## Begin
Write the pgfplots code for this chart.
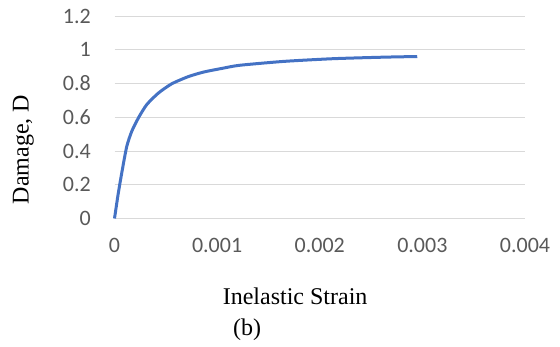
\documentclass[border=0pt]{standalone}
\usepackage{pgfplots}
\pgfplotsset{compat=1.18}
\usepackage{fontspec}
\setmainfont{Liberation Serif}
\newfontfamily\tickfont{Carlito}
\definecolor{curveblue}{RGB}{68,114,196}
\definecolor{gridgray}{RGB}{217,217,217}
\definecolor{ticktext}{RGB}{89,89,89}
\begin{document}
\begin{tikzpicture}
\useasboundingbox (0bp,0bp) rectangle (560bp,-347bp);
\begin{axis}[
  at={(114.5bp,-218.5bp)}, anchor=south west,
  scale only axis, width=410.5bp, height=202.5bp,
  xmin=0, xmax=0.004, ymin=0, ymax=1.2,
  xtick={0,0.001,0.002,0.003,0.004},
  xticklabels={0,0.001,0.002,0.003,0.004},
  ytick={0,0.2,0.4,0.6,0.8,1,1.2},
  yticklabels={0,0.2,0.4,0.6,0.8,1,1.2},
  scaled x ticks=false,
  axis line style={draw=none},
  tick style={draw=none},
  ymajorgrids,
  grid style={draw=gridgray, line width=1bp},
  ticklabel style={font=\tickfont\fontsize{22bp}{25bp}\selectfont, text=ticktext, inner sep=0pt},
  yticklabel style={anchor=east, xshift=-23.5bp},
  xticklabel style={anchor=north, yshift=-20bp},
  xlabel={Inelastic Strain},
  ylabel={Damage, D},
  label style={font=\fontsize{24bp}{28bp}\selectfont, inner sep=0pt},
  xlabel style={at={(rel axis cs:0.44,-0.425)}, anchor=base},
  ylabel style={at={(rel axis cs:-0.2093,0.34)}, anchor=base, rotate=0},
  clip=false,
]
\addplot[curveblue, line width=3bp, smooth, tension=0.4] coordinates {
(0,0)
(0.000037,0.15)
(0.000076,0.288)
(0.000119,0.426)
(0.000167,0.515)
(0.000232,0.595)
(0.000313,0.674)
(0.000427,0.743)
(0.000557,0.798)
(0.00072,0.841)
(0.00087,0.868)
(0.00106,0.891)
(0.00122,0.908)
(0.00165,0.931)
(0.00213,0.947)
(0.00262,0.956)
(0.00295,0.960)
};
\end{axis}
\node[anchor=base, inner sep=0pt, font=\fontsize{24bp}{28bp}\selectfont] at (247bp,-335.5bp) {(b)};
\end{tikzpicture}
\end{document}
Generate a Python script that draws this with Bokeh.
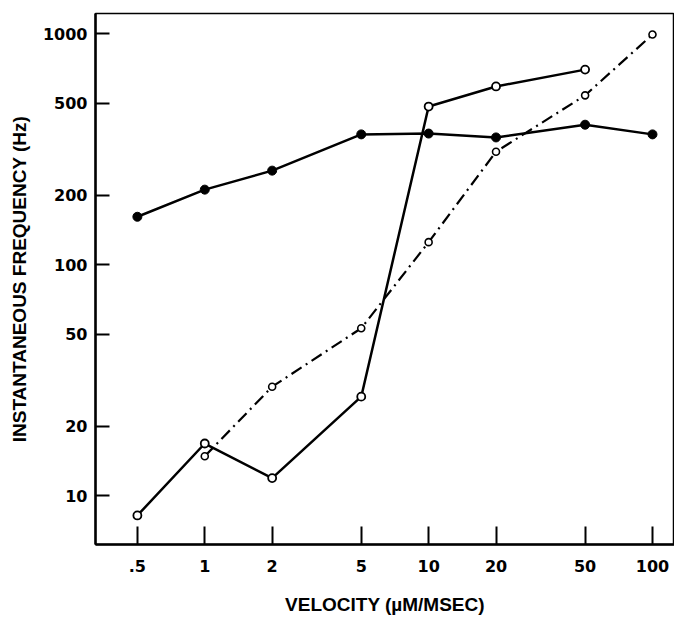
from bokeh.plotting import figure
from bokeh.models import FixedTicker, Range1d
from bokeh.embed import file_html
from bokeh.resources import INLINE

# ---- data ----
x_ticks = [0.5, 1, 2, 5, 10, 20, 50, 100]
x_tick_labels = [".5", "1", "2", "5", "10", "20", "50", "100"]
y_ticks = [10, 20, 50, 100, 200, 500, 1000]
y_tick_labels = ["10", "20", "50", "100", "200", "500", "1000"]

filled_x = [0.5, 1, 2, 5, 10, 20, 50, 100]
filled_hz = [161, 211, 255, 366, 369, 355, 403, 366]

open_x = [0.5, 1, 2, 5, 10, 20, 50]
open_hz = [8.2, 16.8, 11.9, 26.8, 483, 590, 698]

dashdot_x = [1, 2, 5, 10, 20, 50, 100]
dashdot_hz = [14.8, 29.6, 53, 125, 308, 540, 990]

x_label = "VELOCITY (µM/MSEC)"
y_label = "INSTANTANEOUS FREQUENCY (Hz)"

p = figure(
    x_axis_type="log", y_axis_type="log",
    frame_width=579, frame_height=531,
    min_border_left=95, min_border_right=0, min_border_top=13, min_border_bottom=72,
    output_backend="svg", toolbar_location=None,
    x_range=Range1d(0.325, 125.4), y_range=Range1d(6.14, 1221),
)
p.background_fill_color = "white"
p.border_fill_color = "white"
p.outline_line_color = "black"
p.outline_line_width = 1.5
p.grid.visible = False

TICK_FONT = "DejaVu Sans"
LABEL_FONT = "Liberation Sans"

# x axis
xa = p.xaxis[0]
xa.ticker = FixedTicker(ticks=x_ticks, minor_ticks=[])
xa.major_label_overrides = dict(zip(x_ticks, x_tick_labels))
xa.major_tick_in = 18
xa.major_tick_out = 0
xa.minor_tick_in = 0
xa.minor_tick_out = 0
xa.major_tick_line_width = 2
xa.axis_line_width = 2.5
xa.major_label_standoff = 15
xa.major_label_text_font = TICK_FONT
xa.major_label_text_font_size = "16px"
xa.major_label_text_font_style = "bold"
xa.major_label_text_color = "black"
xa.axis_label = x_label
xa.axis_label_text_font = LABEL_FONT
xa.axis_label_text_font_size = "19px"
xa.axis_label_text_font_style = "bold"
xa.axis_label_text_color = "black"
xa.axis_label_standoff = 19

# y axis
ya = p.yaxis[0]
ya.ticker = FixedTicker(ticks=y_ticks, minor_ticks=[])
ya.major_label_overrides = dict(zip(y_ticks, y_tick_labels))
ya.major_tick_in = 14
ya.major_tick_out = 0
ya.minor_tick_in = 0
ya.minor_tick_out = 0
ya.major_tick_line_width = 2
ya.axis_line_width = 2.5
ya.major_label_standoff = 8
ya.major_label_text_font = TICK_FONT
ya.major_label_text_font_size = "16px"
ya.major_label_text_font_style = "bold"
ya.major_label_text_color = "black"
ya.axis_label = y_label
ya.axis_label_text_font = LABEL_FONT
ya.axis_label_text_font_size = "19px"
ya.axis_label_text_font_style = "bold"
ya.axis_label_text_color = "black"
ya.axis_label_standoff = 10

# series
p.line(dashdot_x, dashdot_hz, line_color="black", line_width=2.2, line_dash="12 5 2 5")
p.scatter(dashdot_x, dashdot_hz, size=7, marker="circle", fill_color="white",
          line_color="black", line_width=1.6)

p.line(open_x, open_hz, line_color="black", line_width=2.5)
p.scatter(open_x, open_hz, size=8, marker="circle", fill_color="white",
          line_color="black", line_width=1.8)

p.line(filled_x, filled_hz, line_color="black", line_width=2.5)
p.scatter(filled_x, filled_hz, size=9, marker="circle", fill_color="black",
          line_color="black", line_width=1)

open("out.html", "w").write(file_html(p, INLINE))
## End
[Direction]
Without the pictures, write out every entry precisely as it appears.

[Solution]
Write the pgfplots code for this chart.
\documentclass[border=0pt]{standalone}
\usepackage{pgfplots}
\pgfplotsset{compat=1.18}
\usepackage{fontspec}
\setmainfont{Liberation Serif}
\newfontfamily\tickfont{Carlito}
\definecolor{curveblue}{RGB}{68,114,196}
\definecolor{gridgray}{RGB}{217,217,217}
\definecolor{ticktext}{RGB}{89,89,89}
\begin{document}
\begin{tikzpicture}
\useasboundingbox (0bp,0bp) rectangle (560bp,-347bp);
\begin{axis}[
  at={(114.5bp,-218.5bp)}, anchor=south west,
  scale only axis, width=410.5bp, height=202.5bp,
  xmin=0, xmax=0.004, ymin=0, ymax=1.2,
  xtick={0,0.001,0.002,0.003,0.004},
  xticklabels={0,0.001,0.002,0.003,0.004},
  ytick={0,0.2,0.4,0.6,0.8,1,1.2},
  yticklabels={0,0.2,0.4,0.6,0.8,1,1.2},
  scaled x ticks=false,
  axis line style={draw=none},
  tick style={draw=none},
  ymajorgrids,
  grid style={draw=gridgray, line width=1bp},
  ticklabel style={font=\tickfont\fontsize{22bp}{25bp}\selectfont, text=ticktext, inner sep=0pt},
  yticklabel style={anchor=east, xshift=-23.5bp},
  xticklabel style={anchor=north, yshift=-20bp},
  xlabel={Inelastic Strain},
  ylabel={Damage, D},
  label style={font=\fontsize{24bp}{28bp}\selectfont, inner sep=0pt},
  xlabel style={at={(rel axis cs:0.44,-0.425)}, anchor=base},
  ylabel style={at={(rel axis cs:-0.2093,0.34)}, anchor=base, rotate=0},
  clip=false,
]
\addplot[curveblue, line width=3bp, smooth, tension=0.4] coordinates {
(0,0)
(0.000037,0.15)
(0.000076,0.288)
(0.000119,0.426)
(0.000167,0.515)
(0.000232,0.595)
(0.000313,0.674)
(0.000427,0.743)
(0.000557,0.798)
(0.00072,0.841)
(0.00087,0.868)
(0.00106,0.891)
(0.00122,0.908)
(0.00165,0.931)
(0.00213,0.947)
(0.00262,0.956)
(0.00295,0.960)
};
\end{axis}
\node[anchor=base, inner sep=0pt, font=\fontsize{24bp}{28bp}\selectfont] at (247bp,-335.5bp) {(b)};
\end{tikzpicture}
\end{document}
Generate a Python script that draws this with Bokeh.
from bokeh.plotting import figure
from bokeh.models import FixedTicker, Range1d
from bokeh.embed import file_html
from bokeh.resources import INLINE

# ---- data ----
x_ticks = [0.5, 1, 2, 5, 10, 20, 50, 100]
x_tick_labels = [".5", "1", "2", "5", "10", "20", "50", "100"]
y_ticks = [10, 20, 50, 100, 200, 500, 1000]
y_tick_labels = ["10", "20", "50", "100", "200", "500", "1000"]

filled_x = [0.5, 1, 2, 5, 10, 20, 50, 100]
filled_hz = [161, 211, 255, 366, 369, 355, 403, 366]

open_x = [0.5, 1, 2, 5, 10, 20, 50]
open_hz = [8.2, 16.8, 11.9, 26.8, 483, 590, 698]

dashdot_x = [1, 2, 5, 10, 20, 50, 100]
dashdot_hz = [14.8, 29.6, 53, 125, 308, 540, 990]

x_label = "VELOCITY (µM/MSEC)"
y_label = "INSTANTANEOUS FREQUENCY (Hz)"

p = figure(
    x_axis_type="log", y_axis_type="log",
    frame_width=579, frame_height=531,
    min_border_left=95, min_border_right=0, min_border_top=13, min_border_bottom=72,
    output_backend="svg", toolbar_location=None,
    x_range=Range1d(0.325, 125.4), y_range=Range1d(6.14, 1221),
)
p.background_fill_color = "white"
p.border_fill_color = "white"
p.outline_line_color = "black"
p.outline_line_width = 1.5
p.grid.visible = False

TICK_FONT = "DejaVu Sans"
LABEL_FONT = "Liberation Sans"

# x axis
xa = p.xaxis[0]
xa.ticker = FixedTicker(ticks=x_ticks, minor_ticks=[])
xa.major_label_overrides = dict(zip(x_ticks, x_tick_labels))
xa.major_tick_in = 18
xa.major_tick_out = 0
xa.minor_tick_in = 0
xa.minor_tick_out = 0
xa.major_tick_line_width = 2
xa.axis_line_width = 2.5
xa.major_label_standoff = 15
xa.major_label_text_font = TICK_FONT
xa.major_label_text_font_size = "16px"
xa.major_label_text_font_style = "bold"
xa.major_label_text_color = "black"
xa.axis_label = x_label
xa.axis_label_text_font = LABEL_FONT
xa.axis_label_text_font_size = "19px"
xa.axis_label_text_font_style = "bold"
xa.axis_label_text_color = "black"
xa.axis_label_standoff = 19

# y axis
ya = p.yaxis[0]
ya.ticker = FixedTicker(ticks=y_ticks, minor_ticks=[])
ya.major_label_overrides = dict(zip(y_ticks, y_tick_labels))
ya.major_tick_in = 14
ya.major_tick_out = 0
ya.minor_tick_in = 0
ya.minor_tick_out = 0
ya.major_tick_line_width = 2
ya.axis_line_width = 2.5
ya.major_label_standoff = 8
ya.major_label_text_font = TICK_FONT
ya.major_label_text_font_size = "16px"
ya.major_label_text_font_style = "bold"
ya.major_label_text_color = "black"
ya.axis_label = y_label
ya.axis_label_text_font = LABEL_FONT
ya.axis_label_text_font_size = "19px"
ya.axis_label_text_font_style = "bold"
ya.axis_label_text_color = "black"
ya.axis_label_standoff = 10

# series
p.line(dashdot_x, dashdot_hz, line_color="black", line_width=2.2, line_dash="12 5 2 5")
p.scatter(dashdot_x, dashdot_hz, size=7, marker="circle", fill_color="white",
          line_color="black", line_width=1.6)

p.line(open_x, open_hz, line_color="black", line_width=2.5)
p.scatter(open_x, open_hz, size=8, marker="circle", fill_color="white",
          line_color="black", line_width=1.8)

p.line(filled_x, filled_hz, line_color="black", line_width=2.5)
p.scatter(filled_x, filled_hz, size=9, marker="circle", fill_color="black",
          line_color="black", line_width=1)

open("out.html", "w").write(file_html(p, INLINE))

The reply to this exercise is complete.